A hands-on apprenticeship, learning from others with more knowledge and soaking it up like a sponge will help get you there. Many creative freelancers come unstuck because they don’t understand how to market and sell their work. You can always get an agent, but they will take a big chunk of your hard earned money.
What projects have you got coming up?
My next trips will be to Austria and Italy to cover features on skiing. I will also write the feature and shoot video. After that, I’ll head to the USA, and then Himal Pradesh in the Indian Himalayas. I’m also planning a trip to horse ride across Israel’s green north and, in contrast, the desert. Ireland is on the list too, a self-drive with my good friend and explorer, Milbry Polk.
Is there anywhere you’d like to go that you haven’t been?

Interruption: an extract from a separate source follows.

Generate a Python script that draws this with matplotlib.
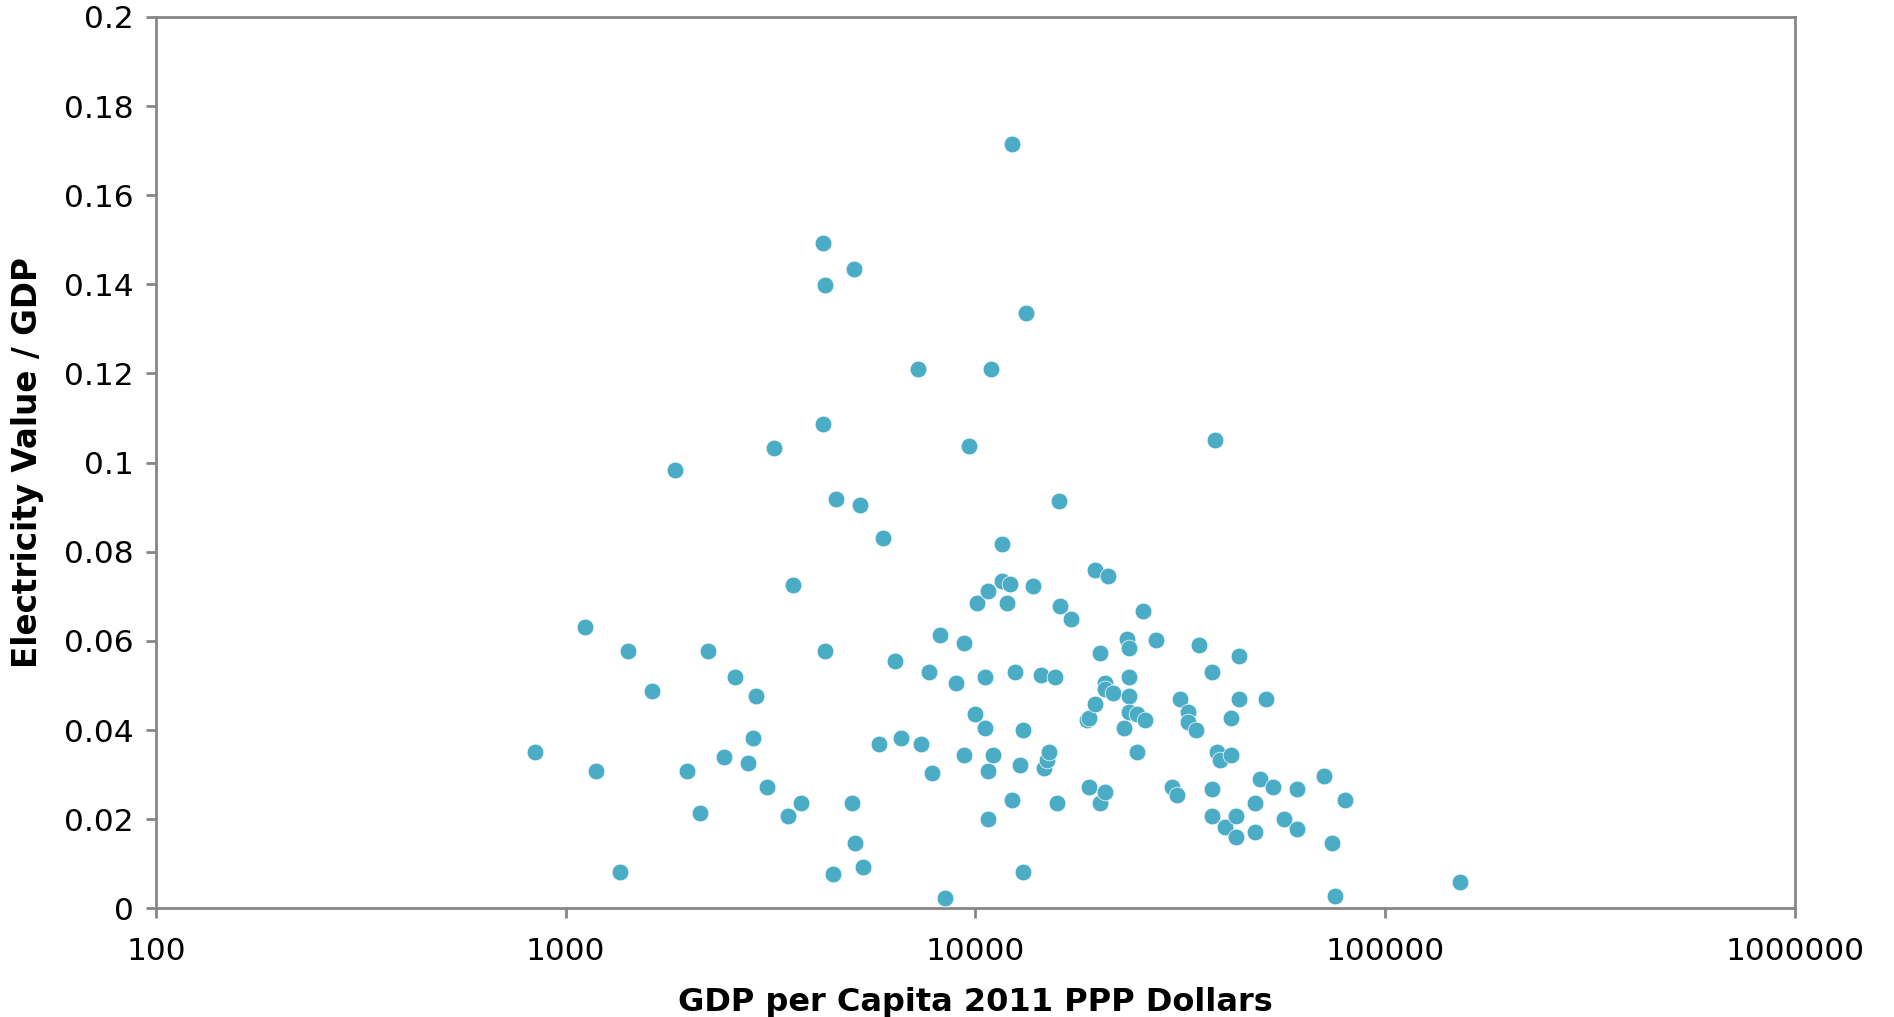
import matplotlib
matplotlib.use("Agg")
import matplotlib.pyplot as plt
from matplotlib.ticker import FixedLocator, FuncFormatter, NullLocator

# GDP per capita (2011 PPP dollars) and electricity value as a share of GDP
gdp_per_capita = [
    840, 1116, 1186, 1357, 1420, 1624, 1851, 1973, 2128, 2225,
    2434, 2585, 2786, 2871, 2914, 3095, 3230, 3486, 3593, 3761,
    4238, 4238, 4296, 4298, 4498, 4566, 4995, 5054, 5071, 5228,
    5303, 5805, 5936, 6362, 6589, 7244, 7379, 7717, 7833, 8197,
    8446, 8967, 9376, 9376, 9634, 9959, 10108, 10572, 10572, 10754,
    10732, 10732, 10886, 11057, 11588, 11588, 12145, 11924, 12302, 12290,
    12470, 12848, 13041, 13041, 13257, 13842, 14477, 14705, 14927, 15153,
    15613, 15848, 16032, 16085, 17076, 18684, 18966, 18966, 19551, 19540,
    20132, 20132, 20743, 20743, 20743, 21086, 21708, 23046, 23394, 23741,
    23741, 23741, 23741, 24831, 24831, 25603, 25971, 27594, 30130, 31046,
    31559, 33025, 33025, 34540, 35130, 37849, 37849, 37849, 38474, 38938,
    39531, 40735, 41976, 41976, 43235, 43235, 43986, 43986, 48072, 48072,
    49500, 51069, 53330, 56660, 61050, 61050, 70870, 74170, 75290, 79920,
    152270,
]
elec_value_share = [
    0.0351, 0.0632, 0.0309, 0.0082, 0.0578, 0.0488, 0.0984, 0.0309, 0.0213, 0.0578,
    0.0339, 0.0518, 0.0327, 0.0381, 0.0476, 0.0273, 0.1033, 0.0207, 0.0726, 0.0237,
    0.1493, 0.1087, 0.1398, 0.0578, 0.0076, 0.0919, 0.0237, 0.1434, 0.0147, 0.0905,
    0.0093, 0.0369, 0.0830, 0.0554, 0.0381, 0.1211, 0.0369, 0.0530, 0.0303, 0.0614,
    0.0022, 0.0506, 0.0596, 0.0345, 0.1038, 0.0435, 0.0686, 0.0405, 0.0518, 0.0711,
    0.0309, 0.0201, 0.1211, 0.0345, 0.0817, 0.0734, 0.0728, 0.0686, 0.1715, 0.0243,
    0.0530, 0.0321, 0.0399, 0.0082, 0.1336, 0.0722, 0.0524, 0.0315, 0.0333, 0.0351,
    0.0518, 0.0237, 0.0913, 0.0679, 0.0650, 0.0422, 0.0428, 0.0273, 0.0758, 0.0459,
    0.0237, 0.0572, 0.0506, 0.0261, 0.0493, 0.0746, 0.0482, 0.0405, 0.0604, 0.0584,
    0.0518, 0.0476, 0.0441, 0.0435, 0.0351, 0.0668, 0.0422, 0.0602, 0.0273, 0.0255,
    0.0470, 0.0441, 0.0417, 0.0399, 0.0590, 0.0530, 0.0267, 0.0207, 0.1051, 0.0351,
    0.0333, 0.0183, 0.0428, 0.0345, 0.0207, 0.0159, 0.0566, 0.0470, 0.0237, 0.0171,
    0.0291, 0.0470, 0.0273, 0.0201, 0.0267, 0.0177, 0.0297, 0.0147, 0.0028, 0.0243,
    0.0058,
]

x_ticks = [100, 1000, 10000, 100000, 1000000]
y_ticks = [0, 0.02, 0.04, 0.06, 0.08, 0.1, 0.12, 0.14, 0.16, 0.18, 0.2]

axis_grey = "#868686"
marker_blue = "#4BACC6"

plt.rcParams["font.family"] = ["DejaVu Sans"]

fig = plt.figure(figsize=(18.94, 10.17), dpi=100)
ax = fig.add_axes([0.0823, 0.1069, 0.8654, 0.8765])

ax.scatter(gdp_per_capita, elec_value_share, s=145, color=marker_blue,
           edgecolors="white", linewidths=0.5, zorder=3, clip_on=False)

ax.set_xscale("log")
ax.set_xlim(100, 1000000)
ax.set_ylim(0, 0.2)

ax.xaxis.set_major_locator(FixedLocator(x_ticks))
ax.xaxis.set_minor_locator(NullLocator())
ax.xaxis.set_major_formatter(FuncFormatter(lambda v, _: f"{int(round(v))}"))
ax.yaxis.set_major_locator(FixedLocator(y_ticks))
ax.yaxis.set_major_formatter(FuncFormatter(lambda v, _: f"{v:g}"))

for side in ["left", "right", "top", "bottom"]:
    ax.spines[side].set_color(axis_grey)
    ax.spines[side].set_linewidth(2.0)

ax.tick_params(axis="both", which="major", direction="out", length=7,
               width=2.0, color=axis_grey, labelsize=22.5, labelcolor="black")
ax.tick_params(axis="x", pad=14)
ax.tick_params(axis="y", pad=9)

ax.set_xlabel("GDP per Capita 2011 PPP Dollars", fontsize=23, fontweight="bold",
              labelpad=15)
ax.set_ylabel("Electricity Value / GDP", fontsize=23.5, fontweight="bold",
              labelpad=14)

fig.savefig("out.png", dpi=100)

Having visited all continents and over 110 countries, there is still an awful lot of our planet that I want to cover. Places I would like to visit in the future include Bhutan, Siberia, Rwanda and South Georgia, to name just a few. I also like to revisit places to catch up with friends and see any changes that may have taken place.
And your final thoughts?
I’d love to put together a book of work, but it can be hard without being a big name or having a very specific project. I’m very lucky that I’ve found a way of seeing the world. Photography is from a passionate desire to see the planet and its wildlife and people. I plan to spend more time in the Arctic and Antarctic, magical places that keep calling to me. I like going ‘off-piste’ – the more adventurous the better!